Quitting Smoking Can Help Your Treatment

It’s never too late to quit smoking. Whether you are scheduled to have surgery, radiation treatment or chemotherapy, quitting smoking can help your treatment work better. It also can reduce the chance of your cancer coming back or getting another form of cancer. For more information and resources, see Benefits of Quitting Smoking for People with Cancer.

Managing Symptoms and Side Effects

People with cancer may have symptoms related to their cancer or as a side effect of treatment.

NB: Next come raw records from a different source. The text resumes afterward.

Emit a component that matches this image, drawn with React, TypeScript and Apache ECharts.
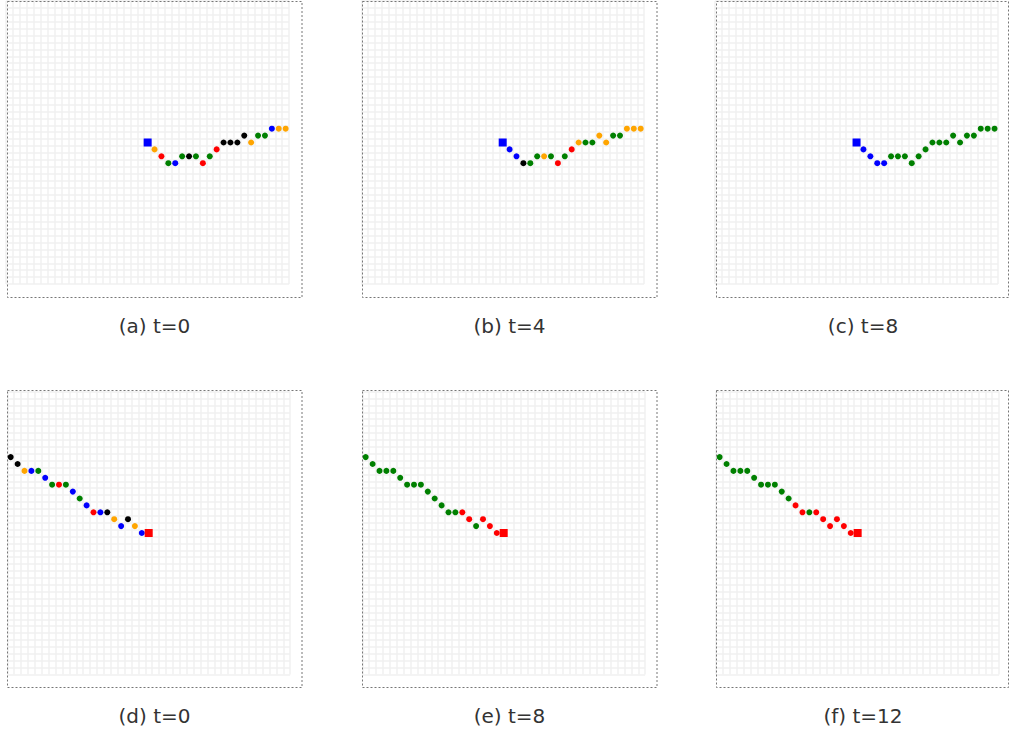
import React, { useEffect, useRef } from "react";
import * as echarts from "echarts";

// 41 x 41 occupancy grid, cells indexed 0..40
const GRID_N = 41;

// Path shown in the upper row (starts at the centre, heads right)
const topCols = [20, 21, 22, 23, 24, 25, 26, 27, 28, 29, 30, 31, 32, 33, 34, 35, 36, 37, 38, 39, 40];
const topRows = [20, 21, 22, 23, 23, 22, 22, 22, 23, 22, 21, 20, 20, 20, 19, 20, 19, 19, 18, 18, 18];

// Path shown in the lower row (comes in from the upper left, ends at the centre)
const bottomCols = [0, 1, 2, 3, 4, 5, 6, 7, 8, 9, 10, 11, 12, 13, 14, 15, 16, 17, 18, 19, 20];
const bottomRows = [9, 10, 11, 11, 11, 12, 13, 13, 13, 14, 15, 16, 17, 17, 17, 18, 19, 18, 19, 20, 20];

// Per-step colour codes: B blue, O orange, R red, G green, K black
const colorsA = ["B", "O", "R", "G", "B", "G", "K", "G", "R", "G", "R", "K", "K", "K", "K", "O", "G", "G", "B", "O", "O"];
const colorsB = ["B", "B", "B", "K", "G", "G", "O", "G", "R", "G", "R", "O", "G", "G", "O", "O", "G", "G", "O", "O", "O"];
const colorsC = ["B", "B", "B", "B", "B", "G", "G", "G", "G", "G", "G", "G", "G", "G", "G", "G", "G", "G", "G", "G", "G"];
const colorsD = ["K", "K", "O", "B", "G", "B", "G", "R", "G", "B", "G", "B", "R", "B", "K", "O", "B", "K", "O", "B", "R"];
const colorsE = ["G", "G", "G", "G", "G", "G", "G", "G", "G", "G", "G", "G", "G", "G", "R", "R", "G", "R", "R", "R", "R"];
const colorsF = ["G", "G", "G", "G", "G", "G", "G", "G", "G", "G", "G", "R", "R", "G", "R", "R", "R", "R", "R", "R", "R"];

const captions = ["(a) t=0", "(b) t=4", "(c) t=8", "(d) t=0", "(e) t=8", "(f) t=12"];

const PALETTE: Record<string, string> = {
  B: "#0000ff",
  O: "#ffa500",
  R: "#ff0000",
  G: "#008000",
  K: "#000000",
};

const CELL = 6.9;
const GRID_PX = GRID_N * CELL;

type Panel = {
  cols: number[];
  rows: number[];
  colors: string[];
  squareAt: number;
  left: number;
  top: number;
  frame: [number, number, number, number];
  caption: string;
  captionX: number;
  captionY: number;
};

const panels: Panel[] = [
  { cols: topCols, rows: topRows, colors: colorsA, squareAt: 0, left: 6.2, top: 1.05, frame: [7.5, 1.5, 294.5, 296], caption: captions[0], captionX: 154.5, captionY: 326 },
  { cols: topCols, rows: topRows, colors: colorsB, squareAt: 0, left: 361.25, top: 1.05, frame: [362.5, 1.5, 294.5, 296], caption: captions[1], captionX: 509.5, captionY: 326 },
  { cols: topCols, rows: topRows, colors: colorsC, squareAt: 0, left: 715.1, top: 1.05, frame: [716.5, 1.5, 292, 296], caption: captions[2], captionX: 863, captionY: 326 },
  { cols: bottomCols, rows: bottomRows, colors: colorsD, squareAt: 20, left: 7.25, top: 391.55, frame: [7.5, 390.5, 294.5, 297], caption: captions[3], captionX: 154.5, captionY: 716 },
  { cols: bottomCols, rows: bottomRows, colors: colorsE, squareAt: 20, left: 362.25, top: 391.55, frame: [362.5, 390.5, 294.5, 297], caption: captions[4], captionX: 509.5, captionY: 716 },
  { cols: bottomCols, rows: bottomRows, colors: colorsF, squareAt: 20, left: 716.2, top: 391.55, frame: [716.5, 390.5, 292, 297], caption: captions[5], captionX: 863, captionY: 716 },
];

function buildOption() {
  const gridLine = { show: true, lineStyle: { color: "#f1f1f1", width: 1.5 } };
  const hidden = { axisLine: { show: false }, axisTick: { show: false }, axisLabel: { show: false } };

  const grid = panels.map((p) => ({
    left: p.left,
    top: p.top,
    width: GRID_PX,
    height: GRID_PX,
    containLabel: false,
  }));

  const xAxis = panels.map((_, i) => ({
    type: "value",
    gridIndex: i,
    min: 0,
    max: GRID_N,
    interval: 1,
    splitLine: gridLine,
    ...hidden,
  }));

  const yAxis = panels.map((_, i) => ({
    type: "value",
    gridIndex: i,
    min: 0,
    max: GRID_N,
    interval: 1,
    inverse: true,
    splitLine: gridLine,
    ...hidden,
  }));

  const series = panels.map((p, i) => ({
    type: "scatter",
    xAxisIndex: i,
    yAxisIndex: i,
    silent: true,
    data: p.cols.map((c, k) => ({
      value: [c + 0.5, p.rows[k] + 0.5],
      symbol: k === p.squareAt ? "rect" : "circle",
      symbolSize: k === p.squareAt ? 8 : 6,
      itemStyle: { color: PALETTE[p.colors[k]], opacity: 1 },
    })),
  }));

  const graphic: any[] = [];
  panels.forEach((p) => {
    graphic.push({
      type: "rect",
      silent: true,
      z: 10,
      shape: { x: p.frame[0], y: p.frame[1], width: p.frame[2], height: p.frame[3] },
      style: { fill: "none", stroke: "#777777", lineWidth: 1, lineDash: [2, 2] },
    });
    graphic.push({
      type: "text",
      silent: true,
      x: p.captionX,
      y: p.captionY,
      style: {
        text: p.caption,
        fill: "#333333",
        fontSize: 20,
        fontFamily: "DejaVu Sans",
        textAlign: "center",
        textVerticalAlign: "middle",
      },
    });
  });

  return {
    animation: false,
    backgroundColor: "#ffffff",
    grid,
    xAxis,
    yAxis,
    series,
    graphic,
  };
}

export default function App() {
  const ref = useRef<HTMLDivElement>(null);

  useEffect(() => {
    if (!ref.current) return;
    const chart = echarts.init(ref.current, null, { renderer: "svg" });
    chart.setOption(buildOption() as any);
    return () => chart.dispose();
  }, []);

  return (
    <div
      ref={ref}
      style={{ position: "fixed", left: 0, top: 0, width: 1009, height: 738, background: "#ffffff" }}
    />
  );
}
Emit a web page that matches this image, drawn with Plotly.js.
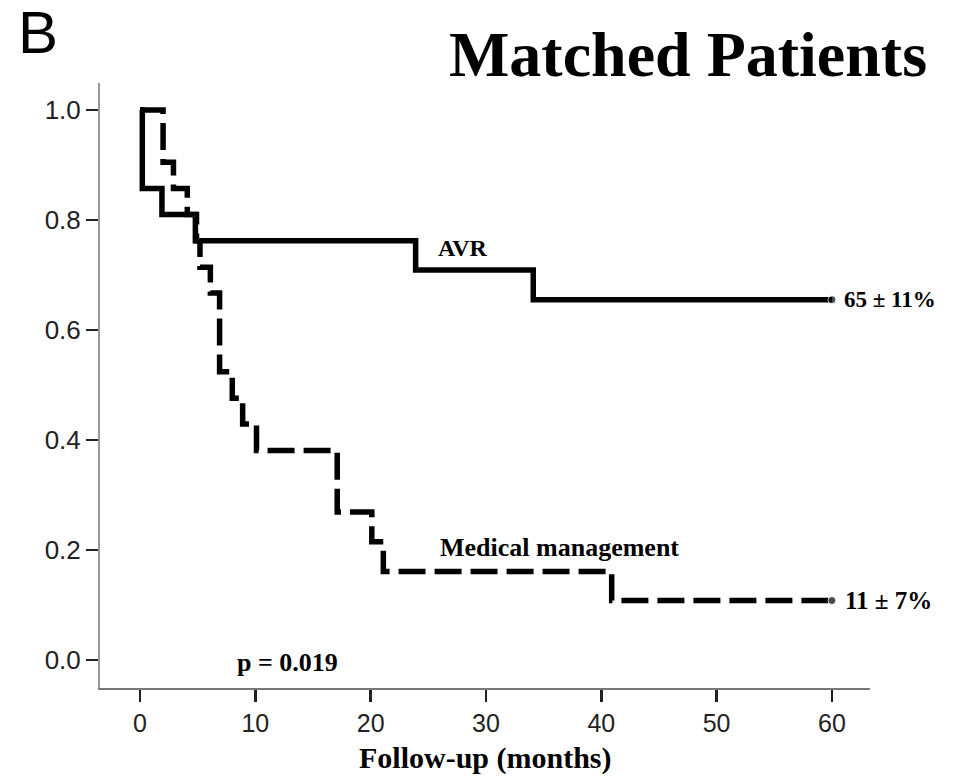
<!DOCTYPE html>
<html>
<head>
<meta charset="utf-8">
<script src="https://cdn.plot.ly/plotly-3.0.1.min.js"></script>
<style>html,body{margin:0;padding:0;background:#fff;}#chart{width:965px;height:781px;}</style>
</head>
<body>
<div id="chart"></div>
<script>
// Kaplan-Meier survival, AVR (solid)
var avrTime = [0, 0.2, 1.9, 4.8, 23.9, 34.1, 60];
var avrSurv = [1.0, 0.857, 0.810, 0.762, 0.709, 0.655, 0.655];
// Medical management (dashed)
var medTime = [0, 2.0, 2.9, 4.1, 4.9, 5.2, 6.1, 6.9, 8.0, 8.9, 10.1, 17.1, 20.1, 21.1, 40.9, 60];
var medSurv = [1.0, 0.905, 0.857, 0.810, 0.762, 0.714, 0.667, 0.524, 0.476, 0.429, 0.381, 0.269, 0.215, 0.161, 0.108, 0.108];
var xTicks = [0, 10, 20, 30, 40, 50, 60];
var yTicks = [0.0, 0.2, 0.4, 0.6, 0.8, 1.0];
var yTickText = ["0.0", "0.2", "0.4", "0.6", "0.8", "1.0"];

function endMarkers(n) { var s = []; for (var i = 0; i < n; i++) s.push(i === n - 1 ? 8 : 0); return s; }

var traces = [
  {x: medTime, y: medSurv, mode: 'lines+markers', line: {shape: 'hv', color: '#000', width: 5.5, dash: '27px,9px'},
   marker: {size: endMarkers(medTime.length), color: '#000'}, hoverinfo: 'skip'},
  {x: avrTime, y: avrSurv, mode: 'lines+markers', line: {shape: 'hv', color: '#000', width: 5.5},
   marker: {size: endMarkers(avrTime.length), color: '#000'}, hoverinfo: 'skip'}
];

var serif = 'Liberation Serif, Times New Roman, serif';
var sans = 'Liberation Sans, Arial, sans-serif';

var layout = {
  width: 965, height: 781,
  margin: {l: 100, r: 95, t: 83, b: 93},
  paper_bgcolor: '#fff', plot_bgcolor: '#fff',
  showlegend: false,
  title: {text: '<b>Matched Patients</b>', x: (688 - 100) / 770, xanchor: 'center', xref: 'paper',
          y: 1 - 54 / 781, yanchor: 'middle', font: {family: serif, size: 64, color: '#000'}},
  xaxis: {range: [-3.47, 63.3], tickvals: xTicks, ticktext: xTicks.map(String), ticks: 'outside', ticklen: 12, tickwidth: 2.5,
          tickcolor: '#222', showline: true, linecolor: '#777', linewidth: 2, showgrid: false, zeroline: false,
          tickfont: {family: sans, size: 25, color: '#222'}, fixedrange: true},
  yaxis: {range: [-0.051, 1.049], tickvals: yTicks, ticktext: yTickText, ticks: 'outside', ticklen: 12, tickwidth: 2.5,
          tickcolor: '#222', showline: true, linecolor: '#999', linewidth: 2, showgrid: false, zeroline: false,
          tickfont: {family: sans, size: 26, color: '#222'}, fixedrange: true},
  annotations: [
    {text: 'B', xref: 'paper', yref: 'paper', x: -84 / 770, y: 1 + 51 / 605, xanchor: 'left', yanchor: 'middle',
     showarrow: false, font: {family: sans, size: 60, color: '#000'}},
    {text: '<b>AVR</b>', x: 28.0, y: 0.749, xanchor: 'center', yanchor: 'middle', showarrow: false,
     font: {family: serif, size: 24, color: '#000'}},
    {text: '<b>65 ± 11%</b>', x: 60.9, y: 0.655, xanchor: 'left', yanchor: 'middle', showarrow: false,
     font: {family: serif, size: 23, color: '#000'}},
    {text: '<b>Medical management</b>', x: 25.85, y: 0.204, xanchor: 'left', yanchor: 'middle', showarrow: false,
     font: {family: serif, size: 26, color: '#000'}},
    {text: '<b>11 ± 7%</b>', x: 61.0, y: 0.109, xanchor: 'left', yanchor: 'middle', showarrow: false,
     font: {family: serif, size: 25, color: '#000'}},
    {text: '<b>p = 0.019</b>', x: 8.24, y: -0.004, xanchor: 'left', yanchor: 'middle', showarrow: false,
     font: {family: serif, size: 26, color: '#000'}},
    {text: '<b>Follow-up (months)</b>', xref: 'paper', yref: 'paper', x: 0.501, y: -70 / 605, xanchor: 'center', yanchor: 'middle',
     showarrow: false, font: {family: serif, size: 30, color: '#000'}}
  ]
};

Plotly.newPlot('chart', traces, layout, {displayModeBar: false, staticPlot: true});
</script>
</body>
</html>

Our symptom management guides explain:

  • how to recognize symptoms
  • what to do and what not to do
  • when to contact the person’s healthcare team

The guides are available for patients and for healthcare providers. Each patient guide also comes with links to helpful resources like courses, books, videos and worksheets.

Our side effect information sheets offer tips for people going through side effects from chemotherapy treatment.

If you are a person with cancer, please remember that it’s important to discuss any symptoms or concerns with your healthcare team.

Clinical Trials

Clinical trials are scientific studies that test the safety and effectiveness of a medical treatment. Find clinical trials in Canada.

Palliative Care

Palliative care supports people with life-threatening illness and their families. The goal of this care is to relieve suffering so people can have the best possible quality of life. Palliative care should start when a person is diagnosed with a serious illness.

To learn more, go to the Palliative Care page.

After Treatment

When treatment ends, a person moves into a new phase of their cancer experience. For many patients, a lot of the after-treatment care will be given by healthcare providers in the community, like a family doctor or nurse practitioner.

Follow-Up Care

Follow-up care is the care given after active treatment for lung cancer is over. It focuses on:

  • helping the person recover from the cancer and treatments
  • finding cancer early if it comes back

To learn more about follow-up care, visit the Canadian Cancer Society.

Managing Ongoing Symptoms

A person may have symptoms from cancer for months or years after treatment has ended. These are called long-term effects or late effects.

If you have ongoing symptoms after being treated for cancer, you can find information on how to manage them in our Symptom and Side Effect Management guides.

To better understand the late or long-term effects of cancer treatment, visit the Canadian Cancer Society for a helpful overview.

End-of-Life Care

Each person has a different experience during their final months and days of life. Their symptoms may change as their illness continues, and their needs for information and support will be unique. Family members will also have questions, concerns and needs of their own.

If you are helping a family member through their final months of life, talk to your healthcare team about your questions and concerns as they come up. They can give you information and resources to support you and your family, and help you make decisions and plan for end-of-life care.

For more information, go to the Palliative Care page.

Facts

  • In 2013, there were 9,757 cases of lung cancer diagnosed in Ontario, making it the 2nd most common cancer. There were also 6,736 deaths from lung cancer, making it the leading cause of cancer death.
  • One in 13 Ontarians is expected to develop lung cancer in their lifetime and 1 in 16 is expected to die from it.
  • Lung cancer rates have been going up in women since the 1980s, but this trend has slowed since 1995. In men, the rates have remained stable since the late 2000’s. Since the late 1980s, deaths from lung cancer have been going down in men and women, with a faster rate of decline in men compared to women.
  • Women under the age of 50 have higher rates of lung cancer than men under the age of 50.
  • People diagnosed with lung cancer are 20% as likely to survive 5 years after diagnosis compared to similar people in the general population.